Appellant next contends- that, failing to establish David’s right to the property under the gift theory, she is entitled to one-half of the property, because of the letter of January 9, 1902, wherein Joseph said that, if David came out, he would divide with him as long as he lived. There are two answers to this contention: (1) a promise to make a gift is not a gift, and (2) the ownership of the property was fixed, not by the letter but by the deeds and the bill of sale; and David’s acceptance of the bill of sale and the placing it of record is indicative that both regarded it and. not the letter as establishing their rights in the property.

*394The next contention is that the value of the threshing machine should be fixed at $1,700, rather than $2,457.91, as found by the court. The evidence upon which the court based this finding was that the property cost $3,511.30', and had deteriorated about thirty per cent in the one year’s use. This would make the value $2,457.91, as found by the court. Appellant’s contention is based upon the cross-examination of the same witness, in which he said that “a whole lot of harvest machinery would not sell for more than one-half of what you gave for it,” and that the price of this machine was about $3,400. The evidence justified the finding of the court, and the value as so fixed will remain.

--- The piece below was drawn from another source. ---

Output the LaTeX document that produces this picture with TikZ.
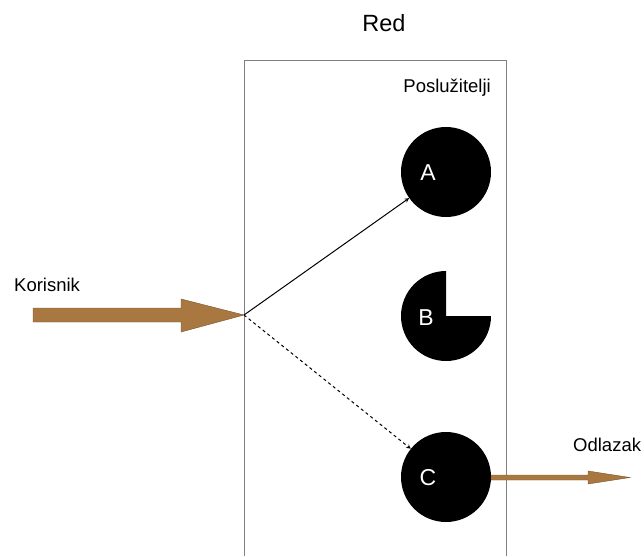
\documentclass[tikz,border=0pt]{standalone}
\usepackage{fontspec}
\setmainfont{Liberation Sans}
\definecolor{brownarrow}{HTML}{A97841}
\begin{document}
\begin{tikzpicture}[x=1pt,y=-1pt,
  server/.style={circle,fill=black,minimum size=90pt,inner sep=0pt},
  lbl/.style={text=white,font=\fontsize{23}{26}\selectfont},
  txt/.style={font=\fontsize{18.5}{21}\selectfont,inner sep=0pt},
  conn/.style={-stealth,line width=1pt},
  fat/.style={fill=brownarrow,draw=brownarrow!70!black,line width=0.4pt}]
\useasboundingbox (0,0) rectangle (644,556);
% queue box
\draw[gray,line width=0.7pt] (244,556) -- (244,60) -- (506,60) -- (506,556);
\node[font=\fontsize{23.5}{27}\selectfont,inner sep=0pt] (red) at (384,23) {Red};
\node[txt,anchor=east] (pos) at (491,88) {Poslužitelji};
% servers
\node[server] (A) at (446,172) {};
\node[lbl] at (428,173) {A};
\fill[black] (446,316) -- (446,271) arc[start angle=270,end angle=0,radius=45] -- cycle;
\coordinate (B) at (446,316);
\node[lbl] at (426,318) {B};
\node[server] (C) at (446,477) {};
\node[lbl] at (428,478) {C};
% incoming
\coordinate (in) at (244,315);
\draw[fat] (33,308) -- (181,308) -- (181,299) -- (in) -- (181,332) -- (181,322) -- (33,322) -- cycle;
\node[txt,anchor=west] (kor) at (14,285) {Korisnik};
\draw[conn] (in) -- (A);
\draw[conn,dashed] (in) -- (C);
% outgoing
\draw[fat] (491,475) -- (588,475) -- (588,471) -- (630,477.5) -- (588,484) -- (588,480) -- (491,480) -- cycle;
\node[txt,anchor=west] (odl) at (573,445) {Odlazak};
\end{tikzpicture}
\end{document}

Two questions are presented upon respondent’s cross-appeal: (1) That he should be awarded the personal property mentioned in the bill of sale, and (2) he should be awarded double damages. As to the first contention, the bill of sale having been delivered and recorded is sufficient to pass the title to the property therein described, and the fact that Joseph Lamar retained the possession during his lifetime does not invalidate it. Tarbox v. Grant, 56 N. J. Eq. 199, 39 Atl. 378; Horn’s Exr’s v. Gartman, 1 Fla. 73; Caines v. Marley, 10 Tenn. 581, 24 Am. Dec. 515; Davis v. Garrett, 91 Tenn. 147, 18 S. W. 113; Tierney v. Corbett, 2 Mackey (D. C.) 264; Walker v. Crews, 73 Ala. 412.

Respondent’s second contention is based upon Rem. & Bal. Code, § 1460:

“If any person, before the granting of letters testamentary or administration, shall embezzle or alienate any of the moneys, goods, chattels, or effects of any deceased person, he shall stand chargeable, and be liable to the action of the executor or administrator of the estate, in double the value of the property so embezzled or alienated, to be recovered for the benefit of the estate.”

David Lamar came into possession of this property under a claim of ownership. His possession was, therefore, an innocent one, and he could not be held as for an embezzlement. Beckman v. McKay, 14 Cal. 251.

*395All assignments of error being denied, the judgment is affirmed.

Dunbar, C. J., Mount, and Ellis, JJ., concur.